Sun Sentinel Palm Beach Edition

Wife doesn’t want to beg for contact

- Amy Dickinson Readers can send email to askamy@amydickins­on.com or letters to “Ask Amy” P.O. Box 194, Freeville, NY, 13068.

Dear Amy: My husband and I separated a while back because he had an affair and left me for another woman. He hasn’t seen or spoken to our sons in over a month.

Must I contact him and beg him to speak to his kids?

I don’t want to do that. It shouldn’t have to be up to me to reach out.

I feel that if he cared he would contact his children.

What advice do you have for me? — Saddened

Dear Saddened: I have been through this, both as a child with a father who left, and then again as a parent, with a spouse who left.

I watched my own mother behave with dignity, maturity and good humor In my own adulthood, I tried to do the same. It’s hard.

I’ll pass along my advice from the trenches: Get great, compassion­ate and familycent­ered legal advice. And always put your children first.

I can well imagine how disgusted you feel about your husband’s behavior.
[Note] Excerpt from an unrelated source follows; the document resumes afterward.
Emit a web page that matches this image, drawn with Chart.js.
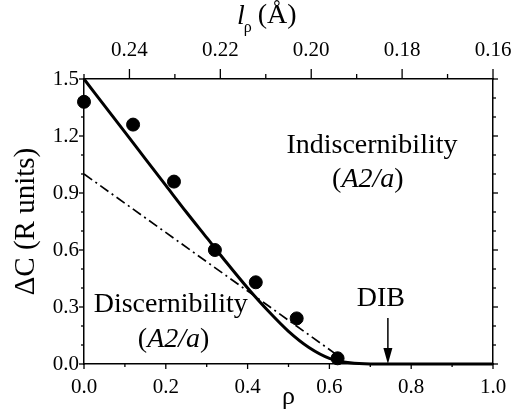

He cheated on you (and the kids), and then he dumped the lot of you.

Surely you shouldn’t have to bear this indignity, and then clean up after him!

And yet — you should. Because that’s what good parents do. Your sons already have one crappy parent; you get to be the good one.

I’m assuming that your children either want to have contact with their father, or are at the very least conflicted about him. You should encourage them to talk about how they feel, without fear that they might trigger an angry reaction from you.

You and your children deserve better, and yet this is what you got. They’ve had no part in their father’s betrayal, but they are paying the price.

Yes, you should do what you can to pave the way toward contact. I’m not suggesting that you beg, but that you make sure their father understand­s that the kids miss him and would like to have contact with him.